**DATASET EXCERPT**
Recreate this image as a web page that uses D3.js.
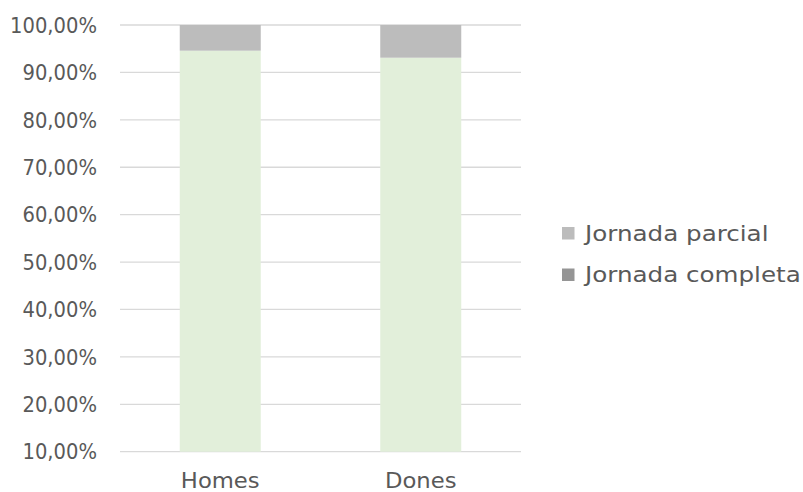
<!DOCTYPE html>
<html>
<head>
<meta charset="utf-8">
<script src="https://cdn.jsdelivr.net/npm/d3@7"></script>
<style>
  body { margin: 0; background: #fff; }
  text { font-family: "DejaVu Sans", sans-serif; fill: #595959; font-size: 21px; }
</style>
</head>
<body>
<svg id="chart"></svg>
<script>
const categories = ["Homes", "Dones"];
const completa = [0.9458, 0.931];
const parcial = [0.0542, 0.069];
const seriesNames = ["Jornada parcial", "Jornada completa"];
const yTicks = [0.1, 0.2, 0.3, 0.4, 0.5, 0.6, 0.7, 0.8, 0.9, 1.0];

const WIDTH = 803;
const HEIGHT = 492;
const svg = d3.select("#chart").attr("width", WIDTH).attr("height", HEIGHT);

const X0 = 120, X1 = 521, Y_TOP = 25, Y_BOT = 451.7;
const xScale = d3.scaleBand(categories, [X0, X1]).paddingInner(0.596).paddingOuter(0.298);
const yScale = d3.scaleLinear([0.1, 1.0], [Y_BOT, Y_TOP]);

const fmt = v => (v * 100).toFixed(2).replace(".", ",") + "%";

// stretch text horizontally to mimic the wider original typeface
function widen(sel, k) {
	sel.each(function () {
		const w = this.getComputedTextLength();
		this.setAttribute("textLength", w * k);
		this.setAttribute("lengthAdjust", "spacingAndGlyphs");
	});
}

// grid
svg.append("g")
	.selectAll("line")
	.data(yTicks)
	.join("line")
	.attr("x1", X0)
	.attr("x2", X1)
	.attr("y1", d => yScale(d))
	.attr("y2", d => yScale(d))
	.attr("stroke", "#d9d9d9")
	.attr("stroke-width", 1.3);

// y labels
svg.append("g")
	.selectAll("text")
	.data(yTicks)
	.join("text")
	.attr("x", 97)
	.attr("y", d => yScale(d))
	.attr("dy", "0.37em")
	.attr("text-anchor", "end")
	.text(fmt)
	.call(widen, 0.93);

const rows = categories.map((c, i) => ({ cat: c, completa: completa[i], parcial: parcial[i] }));

// bars
svg.append("g")
	.selectAll("rect")
	.data(rows)
	.join("rect")
	.attr("x", d => xScale(d.cat))
	.attr("width", xScale.bandwidth())
	.attr("y", d => yScale(d.completa))
	.attr("height", d => yScale(0.1) - yScale(d.completa))
	.attr("fill", "#e2efda");

svg.append("g")
	.selectAll("rect")
	.data(rows)
	.join("rect")
	.attr("x", d => xScale(d.cat))
	.attr("width", xScale.bandwidth())
	.attr("y", d => yScale(d.completa + d.parcial))
	.attr("height", d => yScale(d.completa) - yScale(d.completa + d.parcial))
	.attr("fill", "#bcbcbc");

// x labels
svg.append("g")
	.selectAll("text")
	.data(categories)
	.join("text")
	.attr("x", d => xScale(d) + xScale.bandwidth() / 2)
	.attr("y", 488)
	.attr("text-anchor", "middle")
	.text(d => d)
	.call(widen, 1.08);

// legend
const legendColors = ["#bcbcbc", "#959595"];
const legend = svg.append("g")
	.selectAll("g")
	.data(seriesNames)
	.join("g")
	.attr("transform", (d, i) => `translate(562, ${233 + i * 41.5})`);
legend.append("rect")
	.attr("x", 0)
	.attr("y", -6)
	.attr("width", 12.5)
	.attr("height", 12.5)
	.attr("fill", (d, i) => legendColors[i]);
legend.append("text")
	.attr("x", 23)
	.attr("y", 0)
	.attr("dy", "0.37em")
	.text(d => d)
	.call(widen, 1.17);
</script>
</body>
</html>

**YOUR INSTRUCTIONS**
Word for word, quote the full listing, omitting every picture.

**SOLUTION FOR THIS PROBLEM**
Recreate this image as a web page that uses D3.js.
<!DOCTYPE html>
<html>
<head>
<meta charset="utf-8">
<script src="https://cdn.jsdelivr.net/npm/d3@7"></script>
<style>
  body { margin: 0; background: #fff; }
  text { font-family: "DejaVu Sans", sans-serif; fill: #595959; font-size: 21px; }
</style>
</head>
<body>
<svg id="chart"></svg>
<script>
const categories = ["Homes", "Dones"];
const completa = [0.9458, 0.931];
const parcial = [0.0542, 0.069];
const seriesNames = ["Jornada parcial", "Jornada completa"];
const yTicks = [0.1, 0.2, 0.3, 0.4, 0.5, 0.6, 0.7, 0.8, 0.9, 1.0];

const WIDTH = 803;
const HEIGHT = 492;
const svg = d3.select("#chart").attr("width", WIDTH).attr("height", HEIGHT);

const X0 = 120, X1 = 521, Y_TOP = 25, Y_BOT = 451.7;
const xScale = d3.scaleBand(categories, [X0, X1]).paddingInner(0.596).paddingOuter(0.298);
const yScale = d3.scaleLinear([0.1, 1.0], [Y_BOT, Y_TOP]);

const fmt = v => (v * 100).toFixed(2).replace(".", ",") + "%";

// stretch text horizontally to mimic the wider original typeface
function widen(sel, k) {
	sel.each(function () {
		const w = this.getComputedTextLength();
		this.setAttribute("textLength", w * k);
		this.setAttribute("lengthAdjust", "spacingAndGlyphs");
	});
}

// grid
svg.append("g")
	.selectAll("line")
	.data(yTicks)
	.join("line")
	.attr("x1", X0)
	.attr("x2", X1)
	.attr("y1", d => yScale(d))
	.attr("y2", d => yScale(d))
	.attr("stroke", "#d9d9d9")
	.attr("stroke-width", 1.3);

// y labels
svg.append("g")
	.selectAll("text")
	.data(yTicks)
	.join("text")
	.attr("x", 97)
	.attr("y", d => yScale(d))
	.attr("dy", "0.37em")
	.attr("text-anchor", "end")
	.text(fmt)
	.call(widen, 0.93);

const rows = categories.map((c, i) => ({ cat: c, completa: completa[i], parcial: parcial[i] }));

// bars
svg.append("g")
	.selectAll("rect")
	.data(rows)
	.join("rect")
	.attr("x", d => xScale(d.cat))
	.attr("width", xScale.bandwidth())
	.attr("y", d => yScale(d.completa))
	.attr("height", d => yScale(0.1) - yScale(d.completa))
	.attr("fill", "#e2efda");

svg.append("g")
	.selectAll("rect")
	.data(rows)
	.join("rect")
	.attr("x", d => xScale(d.cat))
	.attr("width", xScale.bandwidth())
	.attr("y", d => yScale(d.completa + d.parcial))
	.attr("height", d => yScale(d.completa) - yScale(d.completa + d.parcial))
	.attr("fill", "#bcbcbc");

// x labels
svg.append("g")
	.selectAll("text")
	.data(categories)
	.join("text")
	.attr("x", d => xScale(d) + xScale.bandwidth() / 2)
	.attr("y", 488)
	.attr("text-anchor", "middle")
	.text(d => d)
	.call(widen, 1.08);

// legend
const legendColors = ["#bcbcbc", "#959595"];
const legend = svg.append("g")
	.selectAll("g")
	.data(seriesNames)
	.join("g")
	.attr("transform", (d, i) => `translate(562, ${233 + i * 41.5})`);
legend.append("rect")
	.attr("x", 0)
	.attr("y", -6)
	.attr("width", 12.5)
	.attr("height", 12.5)
	.attr("fill", (d, i) => legendColors[i]);
legend.append("text")
	.attr("x", 23)
	.attr("y", 0)
	.attr("dy", "0.37em")
	.text(d => d)
	.call(widen, 1.17);
</script>
</body>
</html>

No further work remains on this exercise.